Mais en attendant que Ville et Etat se mettent d’accord sur les objectifs et la légitimité d’un conseil citoyen qui pourrait fonctionner, le contrat de Ville avance sans lui. Ainsi, aucun habitant n’a jamais assisté aux comités de suivi des projets du QPV Laiterie, alors que la loi prévoit que le conseil citoyen doit y être représenté. La préfecture rappelle pourtant :

« L’objectif [des conseils citoyens] est de rendre les habitants acteurs dans les territoires aux côtés de l’Etat et des collectivités et les associer à l’élaboration, la mise en œuvre et l’évaluation des contrats de ville. »

Malgré cette difficile concertation, trois chantiers ont été réalisés dans l’îlot Laiterie au titre du contrat de Ville : le déplacement d’une aire de jeu de la rue des Rremparts à la rue de Rothau, le revêtement neuf du city stade, et l’installation d’un point d’eau dans le jardin partagé du quartier.

Paul Meyer reste enthousiaste

Quant à Paul Meyer, il a pris d’autres voies pour consulter les habitants de l’îlot Laiterie sur l’utilisation des crédits de droit commun qu’il réserve pour la rénovation du quartier.

« Le conseil citoyen laisse un constat d’échec mais nous l’avons contourné de manière très heureuse.
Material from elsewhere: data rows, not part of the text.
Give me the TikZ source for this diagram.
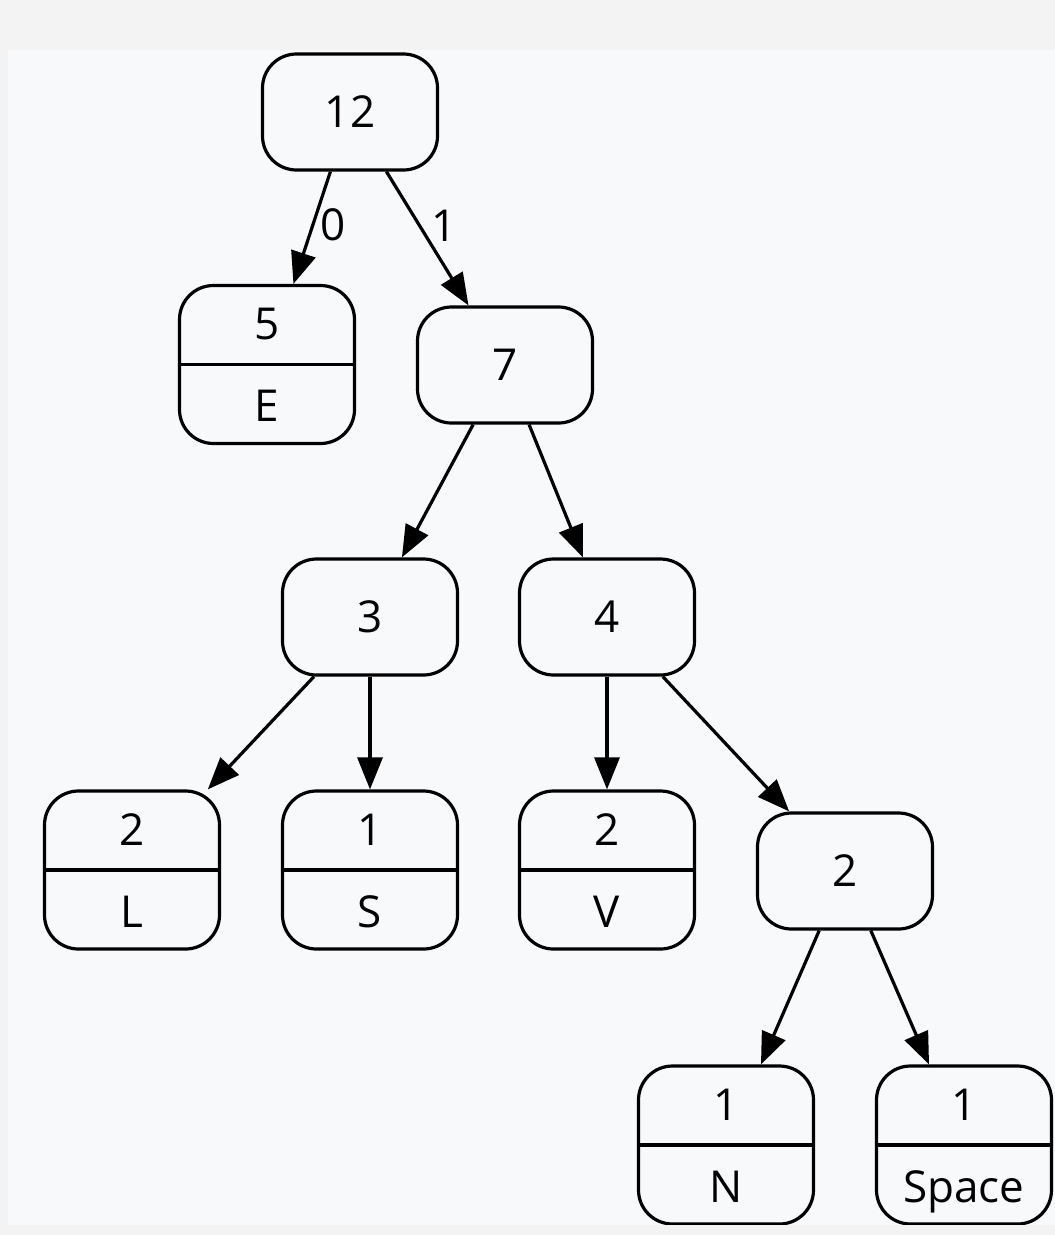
\documentclass[tikz,border=0pt]{standalone}
\usepackage{fontspec}
\setmainfont{Open Sans}
\usetikzlibrary{arrows.meta,calc}
\definecolor{outerbg}{HTML}{F3F3F3}
\definecolor{innerbg}{HTML}{F8F9FA}
\begin{document}
\begin{tikzpicture}[x=1pt,y=-1pt,
  every node/.style={font=\fontsize{44}{50}\selectfont},
  inode/.style={draw, line width=3.2pt, rounded corners=34pt, minimum width=175pt, minimum height=116pt, fill=innerbg, inner sep=0pt},
  leaf/.style={inode, minimum height=158pt},
  edge/.style={line width=3.2pt, -{Triangle[length=32pt,width=25pt]}},
  lab/.style={anchor=base, inner sep=0pt},
  divider/.style={line width=3.2pt}]
\useasboundingbox (0,0) rectangle (1055,1235);
\fill[outerbg] (0,0) rectangle (1055,1235);
\fill[innerbg] (8,50) rectangle (1055,1225);

% internal nodes
\node[inode] (n12) at (350,112) {12};
\node[inode] (n7) at (505,365) {7};
\node[inode] (n3) at (370,617) {3};
\node[inode] (n4) at (607,617) {4};
\node[inode] (n2i) at (845,871) {2};

% leaves
\node[leaf] (n5) at (267,364.5) {};
\node[leaf] (nL) at (132,870) {};
\node[leaf] (nS) at (370,870) {};
\node[leaf] (nV) at (607,870) {};
\node[leaf] (nN) at (726,1145) {};
\node[leaf] (nSp) at (964,1145) {};

\foreach \n/\a/\b in {n5/5/E, nL/2/L, nS/1/S, nV/2/V, nN/1/N, nSp/1/Space}{
  \draw[divider] (\n.west) -- (\n.east);
  \node[lab] (\n-top) at ($(\n.center)+(0,-25)$) {\a};
  \node[lab] (\n-bot) at ($(\n.center)+(0,57)$) {\b};
}

% edges
\draw[edge] (n12) -- node[xshift=21pt, yshift=3pt] (l0) {0} (n5);
\draw[edge] (n12) -- node[xshift=17pt, yshift=13pt] (l1) {1} (n7);
\draw[edge] (n7) -- (n3);
\draw[edge] (n7) -- (n4);
\draw[edge] (n3) -- (nL);
\draw[edge] (n3) -- (nS);
\draw[edge] (n4) -- (nV);
\draw[edge] (n4) -- (n2i);
\draw[edge] (n2i) -- (nN);
\draw[edge] (n2i) -- (nSp);

\fill[outerbg] (0,1225) rectangle (1055,1235);
\end{tikzpicture}
\end{document}
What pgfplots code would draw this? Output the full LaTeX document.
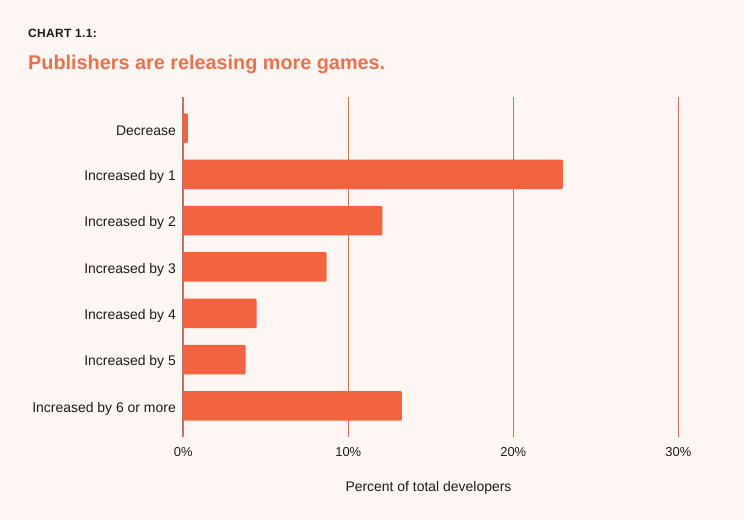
\documentclass[border=0pt]{standalone}
\usepackage{fontspec}
\setmainfont{Liberation Sans}
\usepackage{pgfplots}
\pgfplotsset{compat=1.18}
\definecolor{bg}{HTML}{FDF6F3}
\definecolor{bar}{HTML}{F1643F}
\definecolor{ttl}{HTML}{EA714C}
\definecolor{grd}{HTML}{CD6F5E}
\definecolor{txt}{HTML}{1C1C1C}
\begin{document}
\begin{tikzpicture}[x=1bp,y=1bp]
\fill[bg] (0,0) rectangle (744,520);
\node[anchor=base west, inner sep=0, text=txt] at (28,482)
  {\fontsize{12}{14}\selectfont\bfseries\addfontfeature{LetterSpace=3}CHART 1.1:};
\node[anchor=base west, inner sep=0, text=ttl] at (28,450)
  {\fontsize{19.9}{24}\selectfont\bfseries Publishers are releasing more games.};
\node[anchor=base, inner sep=0, text=txt] at (428.5,28)
  {\fontsize{14}{16}\selectfont Percent of total developers};
\begin{axis}[
  at={(183.3bp,83bp)}, anchor=south west,
  scale only axis, width=495bp, height=340bp,
  xbar, bar width=29.5bp,
  xmin=0, xmax=30, ymin=-0.67, ymax=6.67,
  y dir=reverse,
  axis line style={draw=none},
  major tick length=0pt,
  xtick={0,10,20,30},
  xmajorgrids, grid style={grd, line width=1bp},
  extra x ticks={0}, extra x tick labels={},
  extra x tick style={grid style={grd, line width=2.2bp}},
  ytick={0,1,2,3,4,5,6},
  yticklabels={Decrease,Increased by 1,Increased by 2,Increased by 3,Increased by 4,Increased by 5,Increased by 6 or more},
  /pgf/number format/assume math mode=true,
  xticklabel={\pgfmathprintnumber{\tick}\%},
  xticklabel style={font=\fontsize{13}{15}\selectfont, text=txt, anchor=base, yshift=-20bp},
  yticklabel style={font=\fontsize{14}{16}\selectfont, text=txt, xshift=-4bp, yshift=-2.5bp},
]
\addplot[fill=bar, draw=none, rounded corners=1.2bp] coordinates {
 (0.27,0) (23.0,1) (12.06,2) (8.69,3) (4.45,4) (3.78,5) (13.25,6)
};
\end{axis}
\end{tikzpicture}
\end{document}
Avec l’équipe de proximité, on s’est munis de paper boards et on a fait les sorties d’écoles, les sorties de supermarché, les pieds d’immeubles pendant deux mois pour entendre ceux qui ont beaucoup de choses à dire hors des cadres. Cette opération de concertation de terrain a débouché sur une réunion au Molodoï pendant six heures pour toucher le plus de monde possible. On y a présenté les grandes orientations de la rénovation et on va continuer avec la même méthodologie pour déterminer les détails d’aménagement rue par rue. L’idée est d’être dans le concret et dans le précis. Voilà l’expérience de démocratie participative que nous menons en lieu et place de ce que devrait apporter un conseil citoyen si Chantal Cutajar [adjointe au maire en charge de la démocratie locale] et Mathieu Cahn l’avaient fait fonctionner. »

Un enthousiasme qui contraste cependant avec la faible participation à la réunion au Molodoï, que Rue89 Strasbourg avait pu constater.

Mathieu Cahn indique qu’une réunion publique sera organisée en avril pour informer les habitants sur les instances existantes et présenter les projets issus de la politique de la Ville, mais aussi de la rénovation issue des crédits de droits communs (circulation, stationnement…). Quant au prochain comité de pilotage élargi du contrat de Ville, dont la date n’est pas encore connue mais approche, il risque de se faire une fois de plus sans représentants du comité citoyen du quartier Laiterie.